Multimodal Machine Learning for AD Diagnosis. Our aim is to move beyond purely linguistic patterns and incorporate diverse types of data to strengthen AI-based assessment. As a natural next step, we plan to apply natural language processing and machine learning algorithms to extract language markers (linguistic and acoustic features), behavioural markers (such as eye-movement data), imaging markers (MRI), and genetic markers (e.g., the APOE gene), and then develop multimodal learning approaches to fuse this information. In this way, our work on computational large language models can be greatly enhanced by the outstanding expertise in Chinese and bilingual studies and language-related research at PolyU.

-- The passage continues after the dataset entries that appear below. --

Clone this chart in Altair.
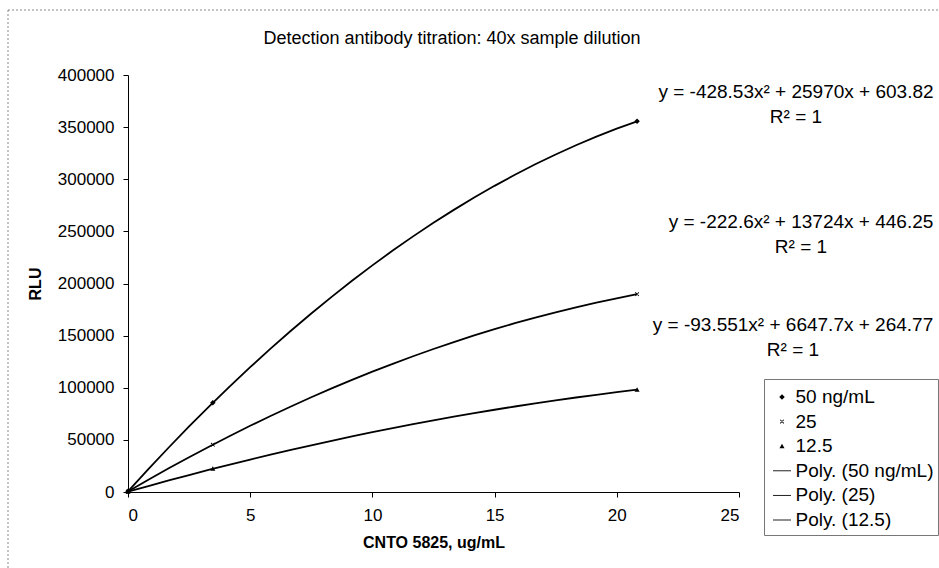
import altair as alt
import pandas as pd

# ---------------- data ----------------
series_names = ["50 ng/mL", "25", "12.5"]
conc_ug_ml = [0.0, 3.47, 20.83]
rlu_50 = [604, 85550, 355600]
rlu_25 = [446, 45390, 189700]
rlu_12_5 = [265, 22200, 98100]

legend_entries = ["50 ng/mL", "25", "12.5",
                  "Poly. (50 ng/mL)", "Poly. (25)", "Poly. (12.5)"]
equation_lines = [
    "y = -428.53x² + 25970x + 603.82",
    "y = -222.6x² + 13724x + 446.25",
    "y = -93.551x² + 6647.7x + 264.77",
]
r2_line = "R² = 1"
x_ticks = [0, 5, 10, 15, 20, 25]
y_ticks = [0, 50000, 100000, 150000, 200000, 250000, 300000, 350000, 400000]
title_text = "Detection antibody titration: 40x sample dilution"
x_title = "CNTO 5825, ug/mL"
y_title = "RLU"

rows = []
for name, vals in zip(series_names, [rlu_50, rlu_25, rlu_12_5]):
    for c, v in zip(conc_ug_ml, vals):
        rows.append({"series": name, "conc": c, "rlu": v})
df = pd.DataFrame(rows)

FONT = "Liberation Sans"
W, H = 611, 417
PAD = {"left": 128, "top": 75, "right": 939 - 128 - W, "bottom": 568 - 75 - H}

# filled symbol shapes (custom paths in a [-1,1] box)
diamond = "M0,-0.22L0.22,0L0,0.22L-0.22,0Z"
xcross = ("M-0.17,-0.12L-0.12,-0.17L0.17,0.12L0.12,0.17Z"
          "M0.17,-0.12L0.12,-0.17L-0.17,0.12L-0.12,0.17Z")
triangle = "M0,-0.2L0.2,0.16L-0.2,0.16Z"
line_sym = "M-0.72,-0.035L0.72,-0.035L0.72,0.035L-0.72,0.035Z"

x_enc = alt.X("conc:Q", scale=alt.Scale(domain=[0, 25], nice=False),
              axis=alt.Axis(values=x_ticks, title=x_title, format="d",
                            titleFontSize=16, titleFontWeight="bold",
                            titleFont=FONT, titleY=50, titleBaseline="middle",
                            labelPadding=10))
y_enc = alt.Y("rlu:Q", scale=alt.Scale(domain=[0, 400000], nice=False),
              axis=alt.Axis(values=y_ticks, title=y_title, format="d",
                            titleFontSize=16, titleFontWeight="bold",
                            titleFont=FONT, titleX=-93, titleY=H / 2,
                            titleAngle=-90, titleBaseline="middle",
                            titleAlign="center", labelPadding=9))

curves = alt.Chart(df).transform_regression(
    "conc", "rlu", groupby=["series"], method="poly", order=2
).mark_line(color="black", strokeWidth=1.8).encode(
    x=x_enc, y=y_enc, detail="series:N"
)

points = alt.Chart(df).mark_point(
    filled=True, color="black", size=625, opacity=1
).encode(
    x="conc:Q",
    y="rlu:Q",
    shape=alt.Shape(
        "series:N",
        scale=alt.Scale(domain=legend_entries,
                        range=[diamond, xcross, triangle,
                               line_sym, line_sym, line_sym]),
        legend=alt.Legend(
            title=None, orient="none", legendX=636, legendY=304,
            symbolSize=625, labelFontSize=19, labelFont=FONT,
            labelColor="black", labelOffset=0, rowPadding=0.6, padding=4.5,
            strokeColor="#777", labelLimit=300,
            symbolFillColor="black", symbolOpacity=1,
        ),
    ),
)

# annotations (trend-line equations, title, chart border)
one = pd.DataFrame({"k": [0]})
eq_pos = [(796, 92), (801, 222), (793, 325)]
eq_layers = []
for txt, (px, py) in zip(equation_lines, eq_pos):
    eq_layers.append(
        alt.Chart(pd.DataFrame({"t": [txt + "\n" + r2_line]})).mark_text(
            font=FONT, fontSize=19, color="black", align="center",
            baseline="middle", lineBreak="\n", lineHeight=25
        ).encode(text="t:N", x=alt.value(px - 128), y=alt.value(py - 75))
    )

title = alt.Chart(pd.DataFrame({"t": [title_text]})).mark_text(
    font=FONT, fontSize=18, color="black", align="center", baseline="middle"
).encode(text="t:N", x=alt.value(324), y=alt.value(-36))

border = alt.Chart(one).mark_rect(
    fillOpacity=0, stroke="#888", strokeWidth=1, strokeDash=[2, 2]
).encode(x=alt.value(-120), x2=alt.value(830), y=alt.value(-65), y2=alt.value(510))

chart = alt.layer(border, curves, points, title, *eq_layers).properties(
    width=W, height=H,
    autosize=alt.AutoSizeParams(type="none"),
    padding=PAD,
).configure_view(stroke=None).configure_axis(
    grid=False, domainColor="black", tickColor="black", tickSize=5,
    labelFont=FONT, labelFontSize=17, labelColor="black", titleColor="black",
    domainWidth=1, tickWidth=1,
)

chart.save("out.html", embed_options={"renderer": "svg", "actions": False})
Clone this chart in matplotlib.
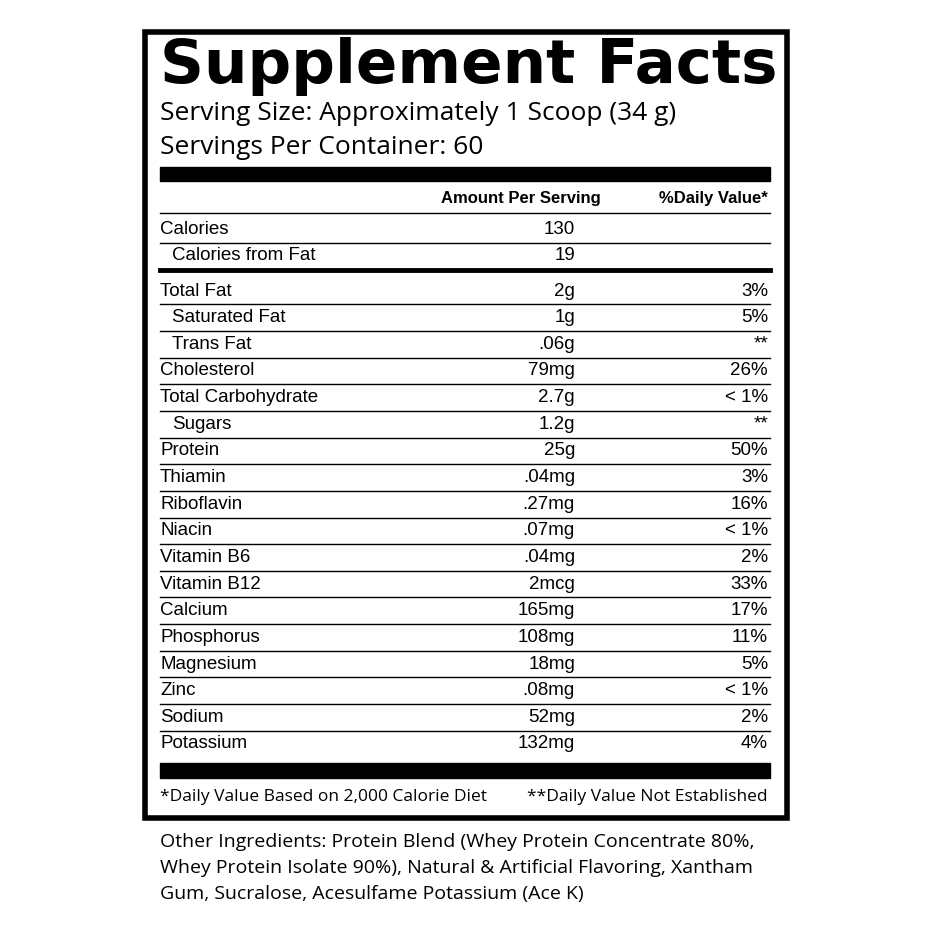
import matplotlib
matplotlib.use("Agg")
import matplotlib.pyplot as plt

names = ["Total Fat","Saturated Fat","Trans Fat","Cholesterol","Total Carbohydrate","Sugars",
         "Protein","Thiamin","Riboflavin","Niacin","Vitamin B6","Vitamin B12","Calcium",
         "Phosphorus","Magnesium","Zinc","Sodium","Potassium"]
amounts = ["2g","1g",".06g","79mg","2.7g","1.2g","25g",".04mg",".27mg",".07mg",".04mg","2mcg",
           "165mg","108mg","18mg",".08mg","52mg","132mg"]
dvs = ["3%","5%","**","26%","< 1%","**","50%","3%","16%","< 1%","2%","33%","17%","11%","5%",
       "< 1%","2%","4%"]
indent = [0,1,1,0,0,1,0,0,0,0,0,0,0,0,0,0,0,0]
top_names = ["Calories","Calories from Fat"]
top_amounts = ["130","19"]
top_indent = [0,1]

fig = plt.figure(figsize=(9.31,9.31), dpi=100)
ax = fig.add_axes([0,0,1,1])
ax.set_xlim(0,931); ax.set_ylim(931,0); ax.axis("off")
cond = ["Liberation Sans Narrow","Liberation Sans","DejaVu Sans"]
body = ["Open Sans","DejaVu Sans"]

ax.add_patch(plt.Rectangle((145,32),642,786,fill=False,lw=4,ec="black"))
ax.text(160,66,"Supplement Facts",fontsize=44,fontweight="heavy",family=["DejaVu Sans"],va="center",ha="left")
ax.text(160,113,"Serving Size: Approximately 1 Scoop (34 g)",fontsize=19,family=body,va="center")
ax.text(160,148,"Servings Per Container: 60",fontsize=19,family=body,va="center")
ax.add_patch(plt.Rectangle((160,167),610,14,color="black"))
ax.text(521,199,"Amount Per Serving",fontsize=12,fontweight="bold",family=cond,ha="center",va="center")
ax.text(768,199,"%Daily Value*",fontsize=12,fontweight="bold",family=cond,ha="right",va="center")
ax.plot([160,770],[213,213],color="black",lw=1)
ys=[230,256]
for i,(n,a) in enumerate(zip(top_names,top_amounts)):
    ax.text(160+12*top_indent[i],ys[i],n,fontsize=13.5,family=cond,va="center")
    ax.text(575,ys[i],a,fontsize=13.5,family=cond,va="center",ha="right")
ax.plot([160,770],[243,243],color="black",lw=1)
ax.plot([160,770],[270,270],color="black",lw=3.5)
y0=291; dy=(744-291)/17
for i,(n,a,d) in enumerate(zip(names,amounts,dvs)):
    y=y0+i*dy
    ax.text(160+12*indent[i],y,n,fontsize=13.5,family=cond,va="center")
    ax.text(575,y,a,fontsize=13.5,family=cond,va="center",ha="right")
    ax.text(768,y,d,fontsize=13.5,family=cond,va="center",ha="right")
    if i<len(names)-1:
        ax.plot([160,770],[y+dy/2,y+dy/2],color="black",lw=1)
ax.add_patch(plt.Rectangle((160,763),610,15,color="black"))
ax.text(160,797,"*Daily Value Based on 2,000 Calorie Diet",fontsize=12.5,family=body,va="center")
ax.text(768,797,"**Daily Value Not Established",fontsize=12.5,family=body,va="center",ha="right")
other=["Other Ingredients: Protein Blend (Whey Protein Concentrate 80%,",
       "Whey Protein Isolate 90%), Natural & Artificial Flavoring, Xantham",
       "Gum, Sucralose, Acesulfame Potassium (Ace K)"]
for i,l in enumerate(other):
    ax.text(160,842+26*i,l,fontsize=14,family=body,va="center")
fig.savefig("out.png",dpi=100,facecolor="white")
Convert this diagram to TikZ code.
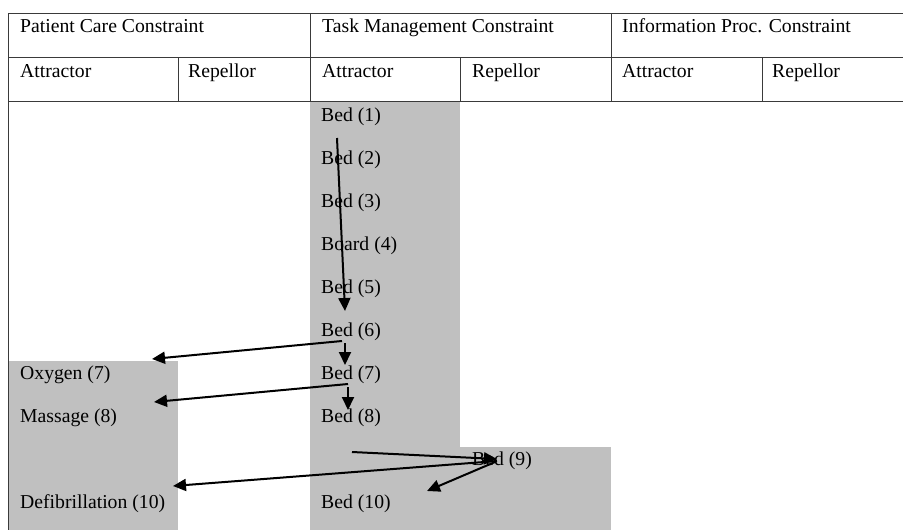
\documentclass[tikz,border=0pt]{standalone}
\usepackage{fontspec}
\setmainfont{Liberation Serif}
\usetikzlibrary{arrows.meta, calc}
\definecolor{celdaGris}{HTML}{C0C0C0}
\definecolor{lineaTabla}{HTML}{3A3A3A}

\begin{document}
\begin{tikzpicture}[x=1pt, y=-1pt, font=\fontsize{19.7}{23}\selectfont,
        lbl/.style={anchor=base west, inner sep=0pt},
        rule/.style={lineaTabla, line width=1pt},
        flow/.style={-{Triangle[length=13pt, width=12pt]}, line width=2pt}]
    \useasboundingbox (0,0) rectangle (903,530);
    % shaded cells
    \fill[celdaGris] (310,101) rectangle (460,530);
    \fill[celdaGris] (460,447) rectangle (611,530);
    \fill[celdaGris] (8,361) rectangle (178,530);
    % table rules
    \foreach \y in {13,57,101} \draw[rule] (8,\y) -- (903,\y);
    \draw[rule] (8,13) -- (8,530);
    \foreach \x in {310,611} \draw[rule] (\x,13) -- (\x,101);
    \foreach \x in {178,460,762} \draw[rule] (\x,57) -- (\x,101);
    % headers
    \node[lbl] (pcHead) at (20,32)  {Patient Care Constraint};
    \node[lbl] (tmHead) at (322,32) {Task Management Constraint};
    \node[lbl] (ipHead) at (622,32) {Information Proc. Constraint};
    \foreach \x/\n in {20/pc,322/tm,622/ip} \node[lbl] (att-\n) at (\x,77) {Attractor};
    \foreach \x/\n in {188/pc,472/tm,772/ip} \node[lbl] (rep-\n) at (\x,77) {Repellor};
    % task management sequence
    \node[lbl] (bed1)   at (321,121) {Bed (1)};
    \node[lbl] (bed2)   at (321,164) {Bed (2)};
    \node[lbl] (bed3)   at (321,207) {Bed (3)};
    \node[lbl] (board4) at (321,250) {Board (4)};
    \node[lbl] (bed5)   at (321,293) {Bed (5)};
    \node[lbl] (bed6)   at (321,336) {Bed (6)};
    \node[lbl] (bed7)   at (321,379) {Bed (7)};
    \node[lbl] (bed8)   at (321,422) {Bed (8)};
    \node[lbl] (bed9)   at (472,465) {Bed (9)};
    \node[lbl] (bed10)  at (321,508) {Bed (10)};
    % patient care
    \node[lbl] (oxy7)    at (20,379) {Oxygen (7)};
    \node[lbl] (mas8)    at (20,422) {Massage (8)};
    \node[lbl] (defib10) at (20,508) {Defibrillation (10)};
    % transitions
    \draw[flow] ($(bed1.base west)+(16,17)$) -- ($(bed6.base west)+(24,-25)$);
    \draw[flow] ($(bed6.base west)+(21,5)$)  -- ($(oxy7.base west)+(132,-20)$);
    \draw[flow] ($(bed6.base west)+(24,7)$)  -- ($(bed7.base west)+(24,-14)$);
    \draw[flow] ($(bed7.base west)+(27,5)$)  -- ($(mas8.base west)+(134,-20)$);
    \draw[flow] ($(bed7.base west)+(27,8)$)  -- ($(bed8.base west)+(27,-12)$);
    \draw[flow] ($(bed8.base west)+(31,30)$) -- ($(bed9.base west)+(25,-6)$);
    \draw[flow] ($(bed9.base west)+(25,-4)$) -- ($(defib10.base west)+(153,-22)$);
    \draw[flow] ($(bed9.base west)+(23,-3)$) -- ($(bed10.base west)+(106,-17)$);
\end{tikzpicture}
\end{document}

Our key innovation in applying LLMs lies in harnessing their vast semantic knowledge to generate text embeddings—vector representations of transcribed speech that capture the underlying meaning of the input. A fascinating open question, however, is how these embedding models encode linguistic features in individuals with Alzheimer’s disease compared to healthy controls. To address this, I would greatly welcome collaborations with domain experts in PolyU’s vibrant AI research community as well as with language scholars, to help decode the embedding models and uncover the critical factors that drive both their successes and failures in dementia prediction.
Key References:
Agbavor F, H Liang. Predicting dementia from spontaneous speech using large language models. PLOS Digital Health 1 (12), e0000168, 2022.
Agbavor F, H Liang. Multilingual prediction of cognitive impairment with large language models and speech analysis. Brain Sciences 14 (12), 1292, 2024.